8. Liberals are Godless -- and therefore, amoral.

This often sounds odd coming from people who raised you, who generally like you, and who usually think you're a fairly sound citizen…well, apart from that weird liberal thing. One good comeback is to personalize that accusation: Do you really think I'm less moral than you are? Seriously? In what way? Hmm. (It's good if you can resist the temptation to say: Gee, it must have been the way I was raised.)

Another twist on this: I'm liberal because you made me that way. You dragged me to church, where they taught me to love my neighbor and care for the poor and sick -- and I became a progressive because I took the things you taught me to heart.

If personalizing the argument won't work with your crowd, go general. A lot of progressives are deeply religious -- and our politics are guided by our religious faith. Evangelical churches are getting involved with environmentalism, poverty, and human trafficking -- all issues where liberals have been active for decades. It's good to have the extra hands on board.

It's also true that a lot of progressives aren't religious. Unfortunately, many conservatives equate "secular" with "having no moral code whatsoever," since they honestly believe that nobody can possibly behave themselves unless there's some outside authority keeping a hairy eyeball on them. (It's tempting to speculate about what people who believe this might try to get away with when they think nobody's watching; personally, I think it's an incriminating admission that they can't be trusted behind closed doors.) Rejecting God means you refuse to follow His rules -- which, according to their logic, can only mean that you hold nothing sacred and don't recognize any rules at all.

Call this out for the wrongness that it is. All non-religious progressives have things they hold deeply sacred: family commitments, community obligations, professional responsibilities, the Constitution, social and economic justice, the earth and its systems, the idea of democracy, the dream of a peaceful future. Those things form the basis of a demanding internally-driven moral code; and it's not uncommon to find secular progressives who live more uncompromisingly moral lives than many overtly religious people.

9. Liberals don't believe in personal responsibility.

Again, there's a definitional disconnect at work here. Conservatives tend to use the rule of law to enforce traditional morality and social hierarchies, which usually means light treatment for those at the top, and harsh penalties for those at the bottom. Liberals tend to use the rule of law to maintain some semblance of fairness and equality, which means that those who have more should be given sentences proportional to their greater wealth and power; and those with less should be given a more gentle hand. Naturally, each side finds the other side's reasoning and criteria appalling.

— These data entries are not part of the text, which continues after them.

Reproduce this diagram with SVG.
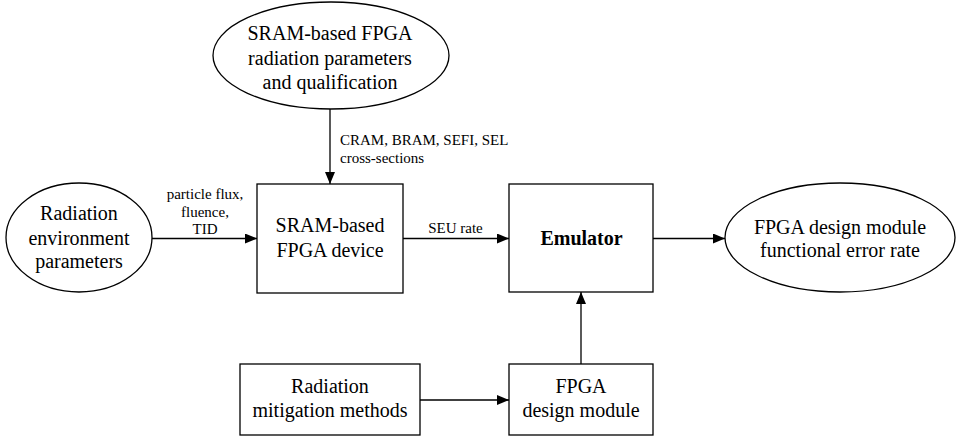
<svg xmlns="http://www.w3.org/2000/svg" width="958" height="436" viewBox="0 0 958 436" font-family="'Liberation Serif', serif">
  <style>
    .shape { fill: #ffffff; stroke: #000000; stroke-width: 1.3; }
    .edge { fill: none; stroke: #000000; stroke-width: 1.3; marker-end: url(#arrow); }
    .lbl { font-size: 20px; fill: #000000; text-anchor: middle; }
    .small { font-size: 15px; fill: #000000; }
    .bold { font-weight: bold; }
  </style>
  <defs>
    <marker id="arrow" viewBox="0 0 12 10" refX="12" refY="5" markerWidth="12" markerHeight="10" markerUnits="userSpaceOnUse" orient="auto">
      <path d="M0,0 L12,5 L0,10 Z" fill="#000000"/>
    </marker>
  </defs>
  <rect width="958" height="436" fill="#ffffff"/>

  <!-- connectors and their labels -->
  <g id="connectors">
    <line class="edge" x1="330" y1="109" x2="330" y2="184"/>
    <line class="edge" x1="152" y1="238.5" x2="257" y2="238.5"/>
    <line class="edge" x1="403" y1="238.5" x2="509" y2="238.5"/>
    <line class="edge" x1="653" y1="238.5" x2="725" y2="238.5"/>
    <line class="edge" x1="420" y1="400" x2="509" y2="400"/>
    <line class="edge" x1="581" y1="364" x2="581" y2="292"/>
    <text class="small" x="340" y="145">CRAM, BRAM, SEFI, SEL</text>
    <text class="small" x="340" y="163">cross-sections</text>
    <text class="small" x="205" y="199" text-anchor="middle">particle flux,</text>
    <text class="small" x="205" y="216.5" text-anchor="middle">fluence,</text>
    <text class="small" x="205" y="234" text-anchor="middle">TID</text>
    <text class="small" x="455.5" y="233" text-anchor="middle">SEU rate</text>
  </g>

  <g id="qualification">
    <ellipse class="shape" cx="331" cy="55.5" rx="118" ry="53.5"/>
    <text class="lbl" x="330" y="40">SRAM-based FPGA</text>
    <text class="lbl" x="330" y="65">radiation parameters</text>
    <text class="lbl" x="330" y="89">and qualification</text>
  </g>

  <g id="environment">
    <ellipse class="shape" cx="79" cy="237.5" rx="73" ry="54.5"/>
    <text class="lbl" x="79" y="220">Radiation</text>
    <text class="lbl" x="79" y="245">environment</text>
    <text class="lbl" x="79" y="268">parameters</text>
  </g>

  <g id="device">
    <rect class="shape" x="257" y="184" width="146" height="109"/>
    <text class="lbl" x="330" y="232">SRAM-based</text>
    <text class="lbl" x="330" y="257">FPGA device</text>
  </g>

  <g id="emulator">
    <rect class="shape" x="509" y="184" width="144" height="108"/>
    <text class="lbl bold" x="581.5" y="245">Emulator</text>
  </g>

  <g id="error-rate">
    <ellipse class="shape" cx="840" cy="237.5" rx="115" ry="54.5"/>
    <text class="lbl" x="840" y="234">FPGA design module</text>
    <text class="lbl" x="840" y="257">functional error rate</text>
  </g>

  <g id="mitigation">
    <rect class="shape" x="240" y="364" width="180" height="71"/>
    <text class="lbl" x="330" y="393">Radiation</text>
    <text class="lbl" x="330" y="417">mitigation methods</text>
  </g>

  <g id="design-module">
    <rect class="shape" x="509" y="364" width="144" height="71"/>
    <text class="lbl" x="581" y="393">FPGA</text>
    <text class="lbl" x="581" y="417">design module</text>
  </g>
</svg>
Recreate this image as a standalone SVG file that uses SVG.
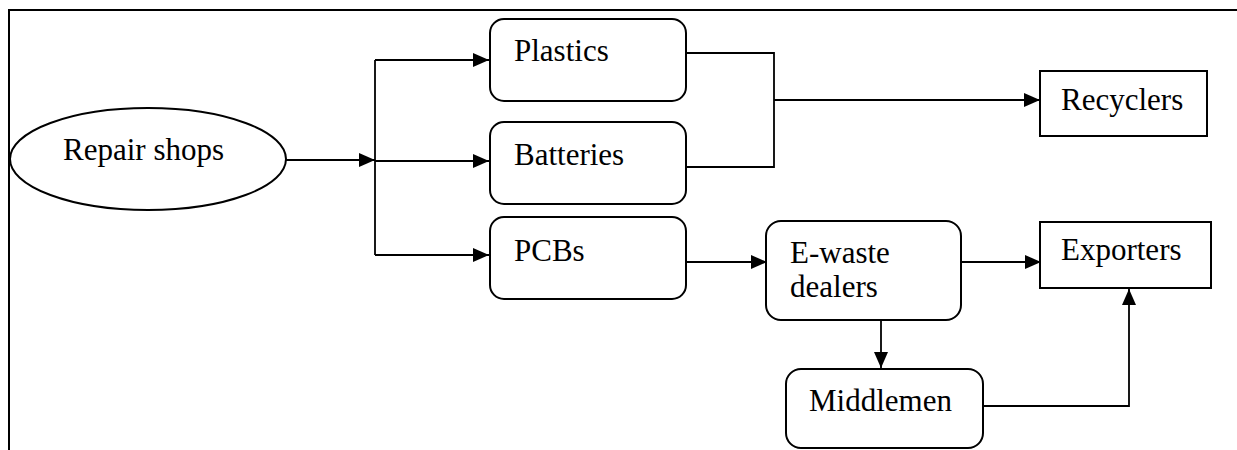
<svg xmlns="http://www.w3.org/2000/svg" width="1237" height="450" viewBox="0 0 1237 450">
<defs>
<style>
.box{fill:#fff;stroke:#000;stroke-width:2}
.ln{fill:none;stroke:#000;stroke-width:1.8}
.t{font-family:"Liberation Serif","Times New Roman",serif;font-size:31px;fill:#000}
</style>
<marker id="ah" markerWidth="16" markerHeight="14" refX="16" refY="7" orient="auto" markerUnits="userSpaceOnUse">
<path d="M0,0 L16,7 L0,14 Z" fill="#000"/>
</marker>
</defs>
<rect width="1237" height="450" fill="#fff"/>
<path d="M9,450 V10 H1237" fill="none" stroke="#000" stroke-width="2"/>
<g id="connectors">
<line class="ln" x1="286" y1="160" x2="375" y2="160" marker-end="url(#ah)"/>
<line class="ln" x1="375" y1="60" x2="375" y2="255"/>
<line class="ln" x1="375" y1="60" x2="489" y2="60" marker-end="url(#ah)"/>
<line class="ln" x1="375" y1="161" x2="489" y2="161" marker-end="url(#ah)"/>
<line class="ln" x1="375" y1="255" x2="489" y2="255" marker-end="url(#ah)"/>
<path class="ln" d="M686,53 H774 V167 H686"/>
<line class="ln" x1="774" y1="100" x2="1040" y2="100" marker-end="url(#ah)"/>
<line class="ln" x1="686" y1="262" x2="767" y2="262" marker-end="url(#ah)"/>
<line class="ln" x1="958" y1="262" x2="1041" y2="262" marker-end="url(#ah)"/>
<line class="ln" x1="881" y1="302" x2="881" y2="368" marker-end="url(#ah)"/>
<path class="ln" d="M983,406 H1129 V289" marker-end="url(#ah)"/>
</g>
<g id="repair-shops">
<ellipse class="box" cx="148" cy="159" rx="138" ry="51"/>
<text class="t" x="63" y="160">Repair shops</text>
</g>
<g id="plastics">
<rect class="box" x="490" y="19" width="196" height="82" rx="14"/>
<text class="t" x="514" y="61">Plastics</text>
</g>
<g id="batteries">
<rect class="box" x="490" y="122" width="196" height="82" rx="14"/>
<text class="t" x="514" y="165">Batteries</text>
</g>
<g id="pcbs">
<rect class="box" x="490" y="217" width="196" height="82" rx="14"/>
<text class="t" x="514" y="261">PCBs</text>
</g>
<g id="recyclers">
<rect class="box" x="1040" y="71" width="167" height="65"/>
<text class="t" x="1061" y="110">Recyclers</text>
</g>
<g id="e-waste-dealers">
<rect class="box" x="766" y="221" width="195" height="99" rx="15"/>
<text class="t" x="790" y="263">E-waste</text>
<text class="t" x="790" y="297">dealers</text>
</g>
<g id="exporters">
<rect class="box" x="1040" y="222" width="171" height="66"/>
<text class="t" x="1061" y="260">Exporters</text>
</g>
<g id="middlemen">
<rect class="box" x="786" y="369" width="197" height="79" rx="15"/>
<text class="t" x="809" y="411">Middlemen</text>
</g>
</svg>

But there is common ground. The bare fact -- which everybody at the table may agree on -- is that in present-day America, nobody is happy with the way justice is being doled out, and people all over are getting away with things no civilized nation should allow to slide by. Absurd leniency abounds on both sides. You can either argue over whose side is getting the worst of it; or you can simply agree that the system is broken all over, and move on to the pumpkin pie.